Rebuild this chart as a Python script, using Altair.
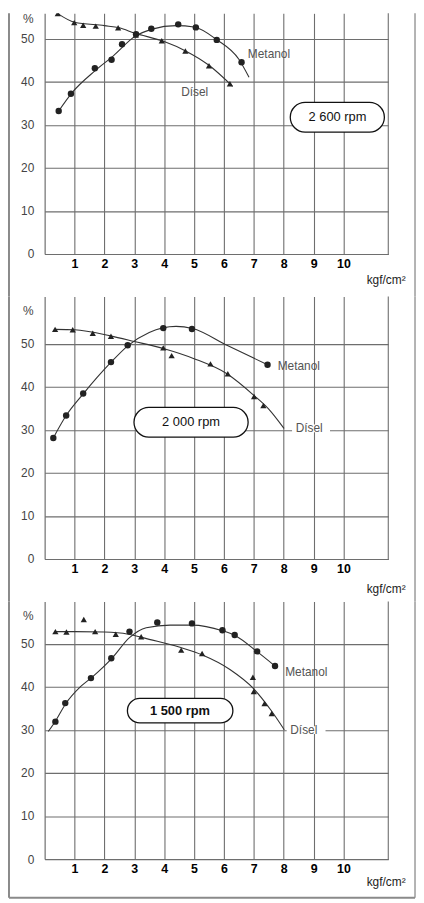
import altair as alt
import pandas as pd

# ---------------- data ----------------
X_TICKS = [1, 2, 3, 4, 5, 6, 7, 8, 9, 10]
Y_TICKS = [0, 10, 20, 30, 40, 50]
RPM_LABELS = ["2 600 rpm", "2 000 rpm", "1 500 rpm"]
SERIES = ["Metanol", "Dísel"]

# 2 600 rpm
p1_diesel_x = [0.44, 0.99, 1.29, 1.71, 2.46, 3.05, 3.92, 4.71, 5.50, 6.20]
p1_diesel_y = [55.8, 53.7, 53.1, 52.9, 52.5, 50.8, 49.5, 47.1, 43.7, 39.5]
p1_metanol_x = [0.47, 0.88, 1.68, 2.24, 2.59, 3.06, 3.57, 4.47, 5.06, 5.76, 6.59]
p1_metanol_y = [33.2, 37.2, 43.1, 45.1, 48.7, 51.0, 52.3, 53.3, 52.6, 49.7, 44.5]
p1_diesel_curve_x = [0.44, 1.0, 2.0, 2.5, 3.0, 4.0, 4.7, 5.5, 6.29]
p1_diesel_curve_y = [55.8, 53.8, 53.0, 52.5, 51.3, 49.3, 47.2, 43.8, 38.9]
p1_metanol_curve_x = [0.47, 0.9, 1.7, 2.3, 3.0, 3.6, 4.4, 5.0, 5.75, 6.5, 6.84]
p1_metanol_curve_y = [33.2, 37.3, 42.6, 46.0, 50.4, 52.2, 53.0, 52.7, 49.8, 45.2, 41.0]

# 2 000 rpm
p2_diesel_x = [0.35, 0.94, 1.61, 2.22, 3.97, 4.25, 5.55, 6.13, 7.01, 7.32]
p2_diesel_y = [53.3, 53.2, 52.4, 51.7, 49.0, 47.2, 45.3, 43.0, 37.7, 35.6]
p2_metanol_x = [0.29, 0.72, 1.29, 2.22, 2.78, 3.97, 4.93, 7.46]
p2_metanol_y = [28.1, 33.3, 38.4, 45.7, 49.6, 53.6, 53.4, 45.1]
p2_diesel_curve_x = [0.35, 1.0, 2.2, 3.0, 4.0, 5.0, 6.1, 7.0, 7.5, 8.01]
p2_diesel_curve_y = [53.3, 53.2, 51.8, 50.5, 48.8, 46.5, 43.0, 38.0, 34.8, 30.3]
p2_metanol_curve_x = [0.29, 0.72, 1.3, 2.2, 2.8, 3.5, 4.4, 4.95, 6.1, 7.46]
p2_metanol_curve_y = [28.1, 33.3, 38.4, 45.5, 49.6, 52.6, 54.0, 53.5, 49.6, 45.1]

# 1 500 rpm
p3_diesel_x = [0.36, 0.73, 1.31, 1.69, 2.38, 3.23, 4.57, 5.27, 6.97, 7.00, 7.36, 7.60]
p3_diesel_y = [52.8, 52.7, 55.6, 52.8, 52.2, 51.6, 48.5, 47.7, 42.2, 38.9, 36.1, 33.8]
p3_metanol_x = [0.36, 0.69, 1.55, 2.23, 2.84, 3.77, 4.93, 5.95, 6.36, 7.11, 7.71]
p3_metanol_y = [31.9, 36.2, 42.0, 46.6, 52.8, 54.9, 54.7, 53.1, 52.0, 48.2, 44.8]
p3_diesel_curve_x = [0.36, 1.0, 2.0, 2.8, 3.5, 4.5, 5.3, 6.2, 7.0, 7.6, 8.02]
p3_diesel_curve_y = [52.8, 52.8, 52.7, 52.2, 51.0, 49.2, 47.3, 44.0, 39.5, 34.3, 30.0]
p3_metanol_curve_x = [0.12, 0.36, 0.7, 1.2, 1.6, 2.25, 2.84, 3.4, 4.2, 4.93, 5.95, 6.4, 7.1, 7.71]
p3_metanol_curve_y = [29.6, 32.0, 36.0, 40.0, 42.3, 46.6, 51.4, 53.7, 54.3, 54.3, 53.0, 51.8, 48.2, 44.8]

PANEL_DATA = [
    (p1_diesel_x, p1_diesel_y, p1_metanol_x, p1_metanol_y,
     p1_diesel_curve_x, p1_diesel_curve_y, p1_metanol_curve_x, p1_metanol_curve_y),
    (p2_diesel_x, p2_diesel_y, p2_metanol_x, p2_metanol_y,
     p2_diesel_curve_x, p2_diesel_curve_y, p2_metanol_curve_x, p2_metanol_curve_y),
    (p3_diesel_x, p3_diesel_y, p3_metanol_x, p3_metanol_y,
     p3_diesel_curve_x, p3_diesel_curve_y, p3_metanol_curve_x, p3_metanol_curve_y),
]

# ---------------- layout / annotation placement ----------------
W = 347
HEIGHTS = [243, 265, 260]
SPACING = 43
PX_PER_UNIT = 4.35
X_MAX = 11.5
TITLE_Y = [26, 30, 23]
PCT_Y = [5, 14, 14]
FRAME_BOTTOM = 39

ANNOT = [
    dict(box=(8.22, 11.37, 28.3, 35.2), txt=(9.80, 31.75), bold=False,
         met=(6.80, 46.4), dis=(4.57, 37.7), dis_bg=None),
    dict(box=(2.99, 6.81, 28.3, 35.2), txt=(4.90, 31.75), bold=False,
         met=(7.80, 44.8), dis=(8.40, 30.3), dis_bg=(8.28, 9.55, 29.4, 31.2)),
    dict(box=(2.77, 6.30, 31.6, 37.3), txt=(4.53, 34.45), bold=True,
         met=(8.05, 43.4), dis=(8.22, 29.9), dis_bg=(8.10, 9.40, 29.0, 30.8)),
]

GRID = "#6e6e6e"
INK = "#222222"
FONT = "Liberation Sans"


def make_panel(i):
    H = HEIGHTS[i]
    a = ANNOT[i]
    dx, dy, mx, my, dcx, dcy, mcx, mcy = PANEL_DATA[i]
    xs = alt.Scale(domain=[0, X_MAX], nice=False, zero=False)
    ys = alt.Scale(domain=[0, H / PX_PER_UNIT], nice=False, zero=False)
    xax = alt.Axis(values=X_TICKS, grid=True, ticks=False, domain=True,
                   domainColor=GRID, domainWidth=1.2, gridColor=GRID, gridWidth=1.1,
                   labelFont=FONT, labelFontSize=12.5, labelFontWeight="bold",
                   labelColor="#000000", labelPadding=4, labelFlush=False,
                   title="kgf/cm²", titleFont=FONT, titleFontSize=12,
                   titleFontWeight="normal", titleColor=INK, titleAlign="right",
                   titleBaseline="middle", titleX=364, titleY=TITLE_Y[i], titleAngle=0)
    yax = alt.Axis(values=Y_TICKS, grid=True, ticks=False, domain=True,
                   domainColor=GRID, domainWidth=1.2, gridColor=GRID, gridWidth=1.1,
                   labelFont=FONT, labelFontSize=12, labelColor="#444444",
                   labelPadding=11, labelFlush=False,
                   title="%", titleFont=FONT, titleFontSize=12, titleFontWeight="normal",
                   titleColor="#444444", titleAngle=0, titleAlign="center",
                   titleBaseline="middle", titleX=-17, titleY=PCT_Y[i])

    def X(f):
        return alt.X(f"{f}:Q", scale=xs, axis=xax)

    def Y(f):
        return alt.Y(f"{f}:Q", scale=ys, axis=yax)

    pts = pd.DataFrame({
        "x": list(mx) + list(dx),
        "y": list(my) + list(dy),
        "s": [SERIES[0]] * len(mx) + [SERIES[1]] * len(dx),
    })
    curves = pd.DataFrame({
        "x": list(mcx) + list(dcx),
        "y": list(mcy) + list(dcy),
        "s": [SERIES[0]] * len(mcx) + [SERIES[1]] * len(dcx),
    })

    base_axes = alt.Chart(pd.DataFrame({"x": [X_MAX]})).mark_rule(
        color=GRID, strokeWidth=1.1).encode(x=X("x"))

    lines = alt.Chart(curves).mark_line(
        color="#333333", strokeWidth=1.1, interpolate="monotone", clip=True
    ).encode(x=X("x"), y=Y("y"), detail="s:N")

    circles = alt.Chart(pts[pts.s == SERIES[0]]).mark_circle(
        color=INK, size=42, opacity=1, clip=True).encode(x=X("x"), y=Y("y"))
    tris = alt.Chart(pts[pts.s == SERIES[1]]).mark_point(
        shape="triangle-up", filled=True, color=INK, size=40, opacity=1, clip=True
    ).encode(x=X("x"), y=Y("y"))

    bx0, bx1, by0, by1 = a["box"]
    box_df = pd.DataFrame({"x": [bx0], "x2": [bx1], "y": [by0], "y2": [by1]})
    box = alt.Chart(box_df).mark_rect(
        fill="white", stroke="#111111", strokeWidth=1.3,
        cornerRadius=(by1 - by0) * PX_PER_UNIT / 2
    ).encode(x=X("x"), x2=alt.X2("x2"), y=Y("y"), y2=alt.Y2("y2"))

    rpm_df = pd.DataFrame({"x": [a["txt"][0]], "y": [a["txt"][1]], "t": [RPM_LABELS[i]]})
    rpm = alt.Chart(rpm_df).mark_text(
        font=FONT, fontSize=13, color="#111111",
        fontWeight="bold" if a["bold"] else "normal",
        align="center", baseline="middle"
    ).encode(x=X("x"), y=Y("y"), text="t:N")

    layers = [base_axes, lines, circles, tris, box, rpm]

    if a["dis_bg"] is not None:
        gx0, gx1, gy0, gy1 = a["dis_bg"]
        bg = alt.Chart(pd.DataFrame({"x": [gx0], "x2": [gx1], "y": [gy0], "y2": [gy1]})
                       ).mark_rect(fill="white").encode(
            x=X("x"), x2=alt.X2("x2"), y=Y("y"), y2=alt.Y2("y2"))
        layers.append(bg)

    lab_df = pd.DataFrame({
        "x": [a["met"][0], a["dis"][0]],
        "y": [a["met"][1], a["dis"][1]],
        "t": SERIES,
    })
    labels = alt.Chart(lab_df).mark_text(
        font=FONT, fontSize=12, color="#555555", align="left", baseline="middle"
    ).encode(x=X("x"), y=Y("y"), text="t:N")
    layers.append(labels)

    one = pd.DataFrame({"a": [0]})
    bottom_extent = H + (SPACING if i < 2 else FRAME_BOTTOM)
    left_frame = alt.Chart(one).mark_rule(color="#8a8a8a", strokeWidth=2).encode(
        x=alt.value(-36), y=alt.value(0), y2=alt.value(bottom_extent))
    right_frame = alt.Chart(one).mark_rule(color="#9a9a9a", strokeWidth=1.5).encode(
        x=alt.value(374), y=alt.value(0), y2=alt.value(bottom_extent))
    layers += [left_frame, right_frame]
    if i == 2:
        bottom_frame = alt.Chart(one).mark_rule(color="#8a8a8a", strokeWidth=2).encode(
            x=alt.value(-36), x2=alt.value(374), y=alt.value(H + FRAME_BOTTOM))
        layers.append(bottom_frame)

    return alt.layer(*layers).properties(width=W, height=H)


chart = alt.vconcat(
    make_panel(0), make_panel(1), make_panel(2),
    spacing=SPACING, bounds="flush"
).resolve_scale(x="independent", y="independent").properties(
    padding=0, background="white"
).configure_view(stroke=None)

chart.save("out.html", embed_options={"renderer": "svg", "actions": False})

**The request:**
Please extract exactly the lines of the data, from the first through the line containing "49.8, 45.2, 41.0]", and add no pictures to the copy.

**Result:**
Rebuild this chart as a Python script, using Altair.
import altair as alt
import pandas as pd

# ---------------- data ----------------
X_TICKS = [1, 2, 3, 4, 5, 6, 7, 8, 9, 10]
Y_TICKS = [0, 10, 20, 30, 40, 50]
RPM_LABELS = ["2 600 rpm", "2 000 rpm", "1 500 rpm"]
SERIES = ["Metanol", "Dísel"]

# 2 600 rpm
p1_diesel_x = [0.44, 0.99, 1.29, 1.71, 2.46, 3.05, 3.92, 4.71, 5.50, 6.20]
p1_diesel_y = [55.8, 53.7, 53.1, 52.9, 52.5, 50.8, 49.5, 47.1, 43.7, 39.5]
p1_metanol_x = [0.47, 0.88, 1.68, 2.24, 2.59, 3.06, 3.57, 4.47, 5.06, 5.76, 6.59]
p1_metanol_y = [33.2, 37.2, 43.1, 45.1, 48.7, 51.0, 52.3, 53.3, 52.6, 49.7, 44.5]
p1_diesel_curve_x = [0.44, 1.0, 2.0, 2.5, 3.0, 4.0, 4.7, 5.5, 6.29]
p1_diesel_curve_y = [55.8, 53.8, 53.0, 52.5, 51.3, 49.3, 47.2, 43.8, 38.9]
p1_metanol_curve_x = [0.47, 0.9, 1.7, 2.3, 3.0, 3.6, 4.4, 5.0, 5.75, 6.5, 6.84]
p1_metanol_curve_y = [33.2, 37.3, 42.6, 46.0, 50.4, 52.2, 53.0, 52.7, 49.8, 45.2, 41.0]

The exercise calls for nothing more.